The hash-based algorithm is only O(n) because the entry size has a limit. In a more general case, it would be something more like O(m(n * e)). Here n is the number of entries, e is the maximum entry size and m is a function describing how caching and other details affect the computation. With small enough data, the hash is very fast due to CPU caches, even if it takes more steps, as the time taken by a step is smaller. The article explains this topic in a less handwavey manner.

Also, memory access is constant time only to some upper limit allowed by the hardware, which requires significant changes to the implementation when the data does not fit the system memory. So, the hash algorithm will not stay O(n) once you go past the available memory.

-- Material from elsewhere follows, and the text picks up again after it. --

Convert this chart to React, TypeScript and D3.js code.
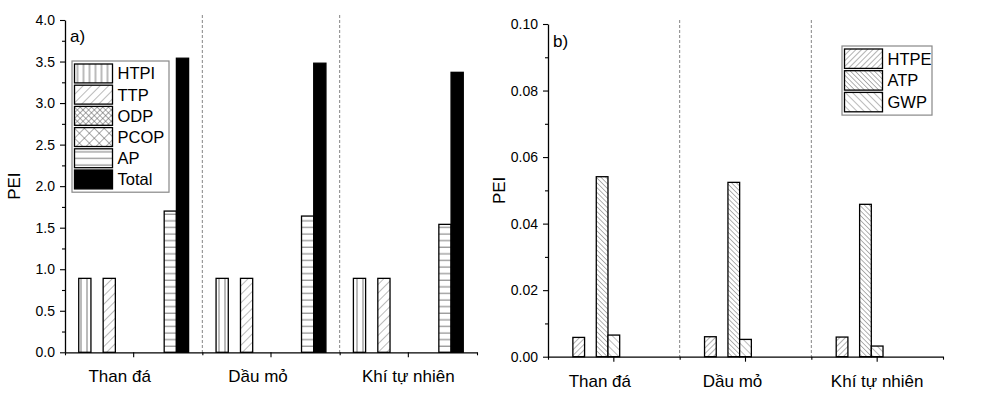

The sorting algorithms do not suffer from these complexities quite as much, and similar approaches can be used with data sets that do not fit a single system's memory. The sorting-based algorithms will likely win in the galactically large cases.

Edit: Also, once the hash table would need to grow beyond what the hash function can describe (e.g. beyond 64 bit integers), you need to grow the function's data type. This is essentially a hidden log(n) factor, as the required length of the data type is log(n) of the maximum data size.

discuss

shiandow|5 months ago

Interestingly you need a hash function big enough to be unique for all data points with high probability, it doesn't take much to point out that this is at least O(log(n)) if all items are unique.

Also if items take up k bytes then the hash must typically be O(k), and both the hashing and radix sort are O(n k).

Really radix sort should be considered O(N) where N is the total amount of data in bytes. It can beat the theoretical limit because it sorts lexicographically, which is not always an option.